La plus lourde peine - cinq ans avec sursis - a été prononcée contre le colonel Eric Burgaud. Après avoir nié les faits, ce dernier avait finalement reconnu avoir transmis l'ordre de ne pas laisser le bandit vivant. Un ordre qu’il aurait reçu du général Henri Poncet, commandant de la force française Licorne à l'époque : "Roulez doucement... vous m'avez compris" aurait-il dit. Le général Poncet a toujours démenti ces propos. Mis en examen au début de l’enquête, il avait finalement bénéficié d'un non-lieu en 2010.

Attitude "indigne"

Vendredi, jour du verdict, le colonel Eric Burgaud a jugé "indigne" l’attitude du général. La tension entre les deux hommes est apparue comme l’un des éléments phares du procès. "J'affirme devant vous que le général Poncet ici présent m'a bien donné l'ordre dont j'assume la totale responsabilité," a-t-il ainsi lancé, à la barre mardi 4 décembre.
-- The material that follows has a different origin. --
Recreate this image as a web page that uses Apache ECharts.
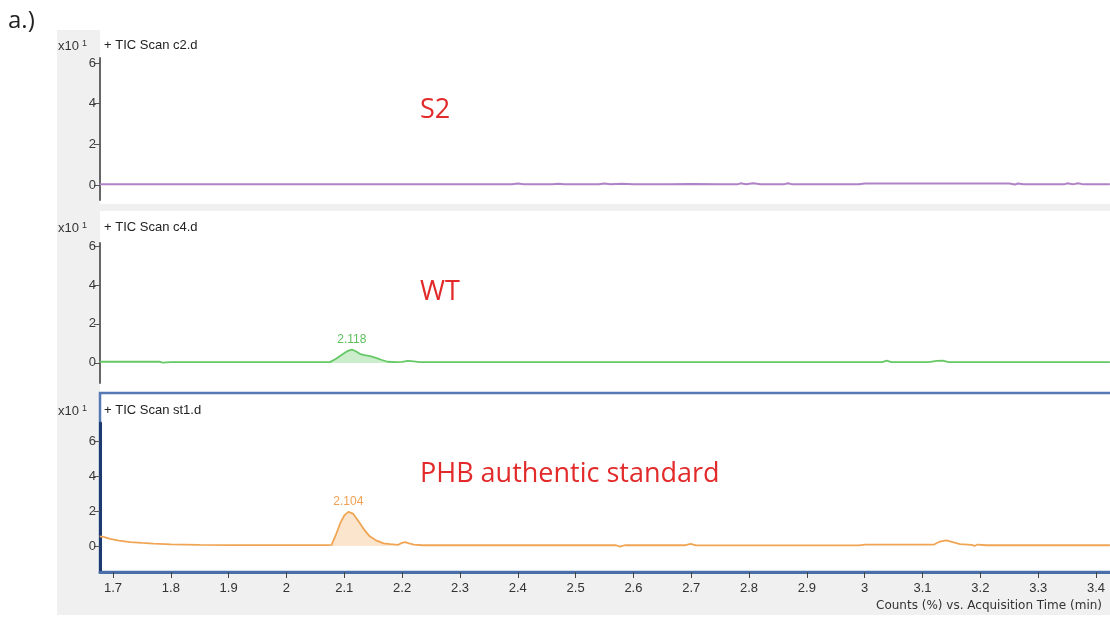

Une déclaration accueillie par les applaudissements du public, tandis qu’Henri Poncet, imperturbable, n’a pas adressé un regard au colonel Burgaud. "Un mort ne m’intéressait pas mais un blessé m’intéressait pour l’interroger," avait auparavant précisé le général.

Renvoyant les militaires à leurs responsabilités, l'avocate générale, Annie Grenier, a néanmoins estimé que "le devoir d'un militaire, c'est de refuser d'exécuter un ordre illégal". Également citée comme témoin, l’ancienne ministre de la Défense, Michèle Alliot-Marie, a affirmé que les "militaires sont confrontés à des situations très difficiles, mais la règle veut que l'on respecte le droit".

"La France devrait les décorer"

Autre moment-clé du procès : l’intervention de l’ancienne adjointe au maire de Bangolo, une commune de l’ouest de la Côte d’Ivoire dans laquelle avait été capturé Firmin Mahé. Adèle Dito, 67 ans, a déclaré que "la France devrait décorer" les accusés plutôt que de les condamner.

"Mahé avait un groupe qui terrorisait la population", a-t-elle affirmé, s’attirant aussitôt les foudres d’une partie des Ivoiriens présents dans la salle. La famille de la victime maintient qu'il n'était pas un coupeur de route.